Wednesday, November 20, 2013

Helical Gear-Dynamic Simulation (Autodesk Inventor 2012)

Helical Gear-Dynamic Simulation

Serial No. 48

Helical Gear-Dynamic Simulation (Autodesk Inventor 2012)

Video Tutorial with Caption and Audio Narration

 

download-Link 

Click the following link to get the model file: - http://a360.co/13friYa

 

 

 

Transcription of Video

Display motion in Helical Gear through Dynamic Simulation

  1. Create a ‘New Assembly’ and save it with the name ‘Helical Gear–Dynamic Simulation’.
  2. Select Place component from the marking menu and place the Helical Gear in the Assembly.
  3. Align the Gear in correct position by using View Cube.
  4. Select the Gear in the Design window, right click and deselect Grounded from the context menu.
  5. At present there are six Degrees of Freedom in Gear and it can be moved in any direction in the Assembly.
  6. Open the visibility of Z Axis of Assembly and Z Axis of Gear from the Browser Bar, and then apply a Mate Constraint between them.
  7. Apply another Mate Constraint between Centre point of the Assembly and Centre point of the Gear.
  8. Now this time only one Degrees of Freedom is left and Gear can be moved only on its Z Axis.
  9. Select Place component from the marking menu and place the Pinion in the Assembly.
  10. Activate the Constraint command and change the constraint type to Flush in the Solution field, select the top face of Pinion and top face of Gear, click apply.
  11. Apply a Mate Constraint between YZ Plane of Gear and YZ Plane of Pinion.
  12. Set the browser from Assembly View to Modeling View using the toggle at the top of the browser.
  13. Open visibility of Pitch Diameter of Gear and Pitch Diameter of Pinion and then apply a Tangent Mate between them.
  14. Create a Work Axis in the Assembly, coincident with the axis of surface of Pitch Diameter of Pinion.
  15. Activate the Work Axis command from the Work Features Panel of Assemble Tab, and then select Through Revolved Face or Feature in the Axis drop down menu.
  16. Select Pitch Diameter of Pinion to create the Work Axis.
  17. In the Quick Access toolbar, click the selection tool dropdown list and choose Select Sketch Features.
  18. Convert this Work Axis to ‘Grounded’.
  19. Activate the Motion Constraint, first select the top face of Pinion and then top face of Gear.
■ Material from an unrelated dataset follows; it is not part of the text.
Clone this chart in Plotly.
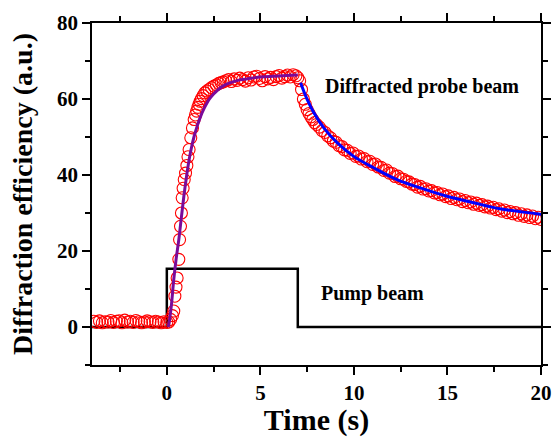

In the Ratio input box, enter the value 23/57 and click Ok.
  20. Suppress the Mate:3 Constraint in the Browser.
  21. Once again, check the Degrees of Freedom of gear and pinion in the assembly, this time both the gears are rotating on their own Axis.
  22. Activate the Dynamic Simulation Tool from the Begin Panel of Environments Tab.
  23. Select Insert Joint in the Marking menu.
  24. Select ‘Rolling: Cylinder on Cylinder’ from the drop down menu of Insert Joint dialog box.
  25. Select Rolling constraint option.
  26. First select the Pitch Diameter of Pinion and then the Pitch Diameter of Gear. Click Ok.
  27. Select Revolution:3 joint in the Browser under the Standard Joints folder, right click and select Properties from the context menu.
  28. Click dof 1 (R) tab and select Edit imposed motion button and check the Enable imposed motion option.
  29. Click the arrow to expand the input choices, and click Constant Value.
  30. Enter the value 360.000 deg/s, and click Ok.
  31. In the Images field, enter the value 1000.
  32. Close the visibility of Pitch diameter of Helical Gear and Pinion.
  33. Mesh the teeth of Gear and Pinion manually in front of each other, after Suppressing the Motion Constraint.
  34. Once again Un-suppress the Motion Constraint.
  35. Clear the screen by activating the Clean Screen command.
  36. Click Run in the Simulation Player to display motion in Helical Gear and Pinion.